A la mañana siguiente fui donde el lutier a barnizar el uke. Le sacó las cuerdas y el puente y me dijo que tomaría unas cinco horas en barnizar, secar, segunda mano y secado definitivo. No podría trabajar, y me dediqué a dar vueltas, almorzar y recorrer. A mi regreso me dijo que estaba listo, y lo sacó de arriba de su techo, donde lo tenía secando, y le puso de nuevo las cuerdas. Lamentablemente no estaba del todo seco el barniz, y el puente terminó corriendo el barniz y manchando el instrumento, de lo que me di cuenta solo al llegar a la casa, y encontrar el uke pegado con barniz a su estuche. Tendré que procurar yo mismo que quede más prolijo, al menos brilla, se ve bien (salvo las manchas) y está protegido.

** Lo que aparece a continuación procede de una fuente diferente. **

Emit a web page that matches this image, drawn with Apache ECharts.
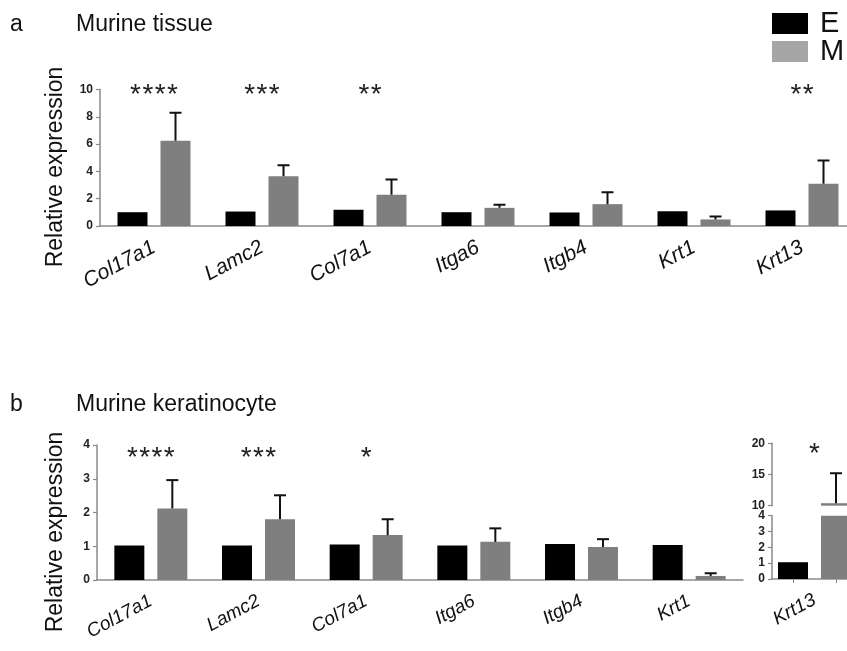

Los días posteriores transcurrieron en esta nueva etapa de holgura material sustentable. Trabajando un máximo de dos horas diarias alcanza para todo: comer fuera, comprar alcohol, lavandería, todo, a cuerpo de rey. Así que para variar un poco decidí incorporar los malabares como actividad lucrativa, en horario vespertino. Tomé las tres pelotitas y me di cuenta de que había olvidado completamente lo aprendido en Purmamarca, se me caían todo el tiempo, por lo que tendría que meterle horas de práctica. Y no hay mejor lugar para practicar que el semáforo, total la generosidad boliviana te da plata por cualquier cosa.
Así, tocando en las “mañanas” y malabareando en las noches (lo que efectivamente pagaba, no obstante el paupérrimo desempeño) pasan los días en Sucre. Incluso estoy ahorrando, puedo estar aquí hasta que me aburra. O hasta que me agarre trabajando la policía migratoria.